The thing is, we don't need to sort the list to visit the starting numbers of the sequence first and avoid revisiting the same sequence.  We can solve this problem by putting each number in a set, then only performing a running count on the first number of a potential sequence so that we don't repeat work by scanning the same sequences over and over again.  We can find candidate first numbers based on if their predecessor exists within our set.  If it does, we know that this isn't the first number of the sequence.  If it doesn't, then we know that this is a candidate starting number of a sequence.


We will start by creating the longest_streak counter and converting the input array into a set.

        longest_streak = 0
        nums_set = set(nums)

 

We will then traverse each value from the input array.

        for num in nums_set:

 

During each iteration, if the current number minus one is in the set then we can assume that we have either scanned the current sequence candidate before, or we will in the future.  

If that is the case, we will continue to the next number from the input array.

If that is not the case, then we will apply a running count to begin considering the current number as a starting number for the longest consecutive sequence.

            if num - 1 not in nums_set:

 

Let's initialize a running number as the current number from the input array and a running streak that will keep track of the length of this current consecutive subsequence.

                running_num = num
                running_streak = 1

 

We will then create a loop that will run while the running number is an existing value in our set.

While this condition is true, we will increment the running number to continue looking up the next consecutive values for this sequence and we will also increment the running streak to keep track of this sequence's length.

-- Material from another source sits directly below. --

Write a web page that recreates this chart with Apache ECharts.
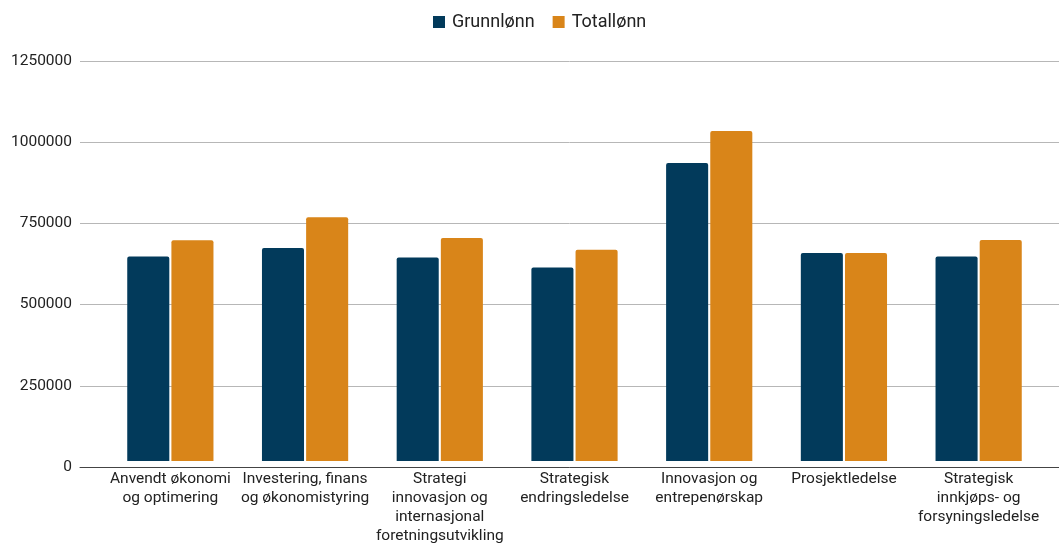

                while running_num + 1 in nums_set:
                    running_num += 1
                    running_streak += 1

 

Once we have broken from the loop, we have reached the end of a sequence so we will compare the running streak we counted against the longest saved streak to see if that sequence is the current longest.

                longest_streak = max(longest_streak, running_streak)

 

This will continue until we have traversed the entire array, then we will return the longest counted streak.

        return longest_streak